We're watching these shows not because we want to know how the story ends — we already know, and if we don't we can always peek at a Wikipedia entry — but because they allow us the vicarious pleasures of hanging out with these horribly empty people as they attempt to fill themselves up with money and pretty things. And because we're given intellectual cover to consider their amorality.
Embedded in the title of "WeCrashed" is the idea that the Neumanns ultimately failed, but how big a failure can it be when you're walking away with $1.47 billion and an extremely well-paid consulting gig? It's only a failure if you consider what could have been, and the collateral damage to others.
Likewise Kalanick is forced out of Uber and "disgraced," but he's still got billions in the bank.

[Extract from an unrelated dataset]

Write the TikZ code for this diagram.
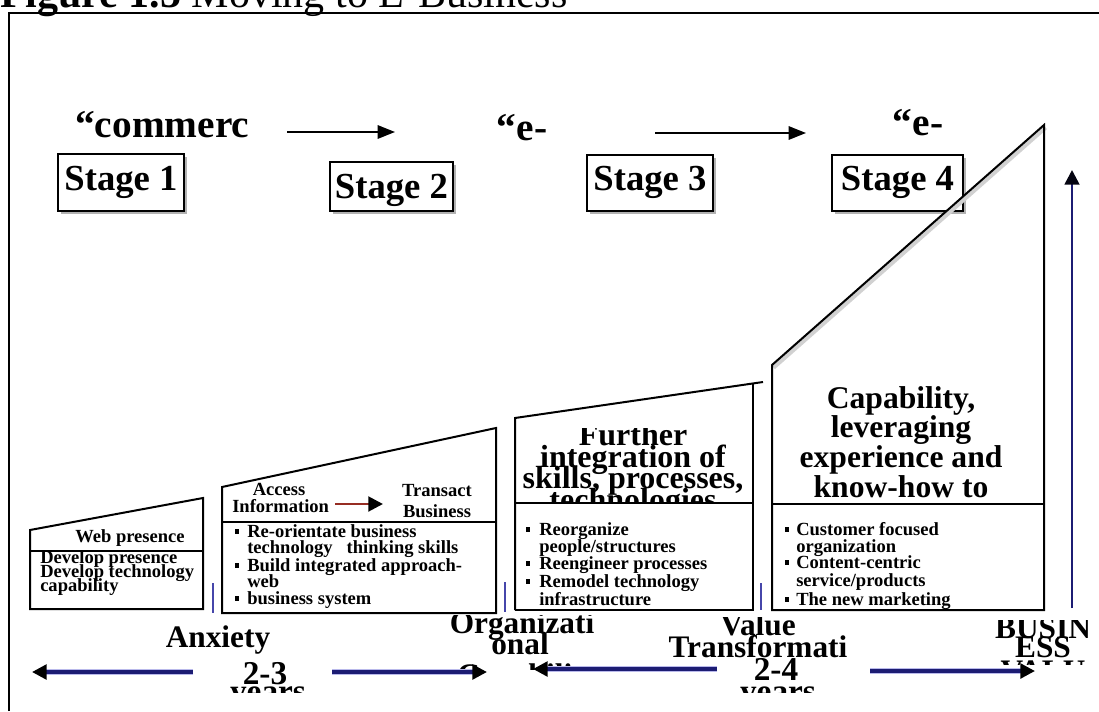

Only Delvey, the fake heiress who didn't manage to close the loan to fund her foundation, seems to be left in an unenviable position post-debacle.
And there are those who would point out that she ought to be able to monetize all those Instagram followers and "her struggle."
If she had secured that fateful loan and made a go of her vague plans, would her origin story be the stuff of legend a couple of decades along? She would have faked it until she made it, and there are plenty of fortunes founded on blood and misery. Anna was just a grifter, an Icarus who flew too high.
Like Michel, her biggest crime might have been that her transgressions were too small.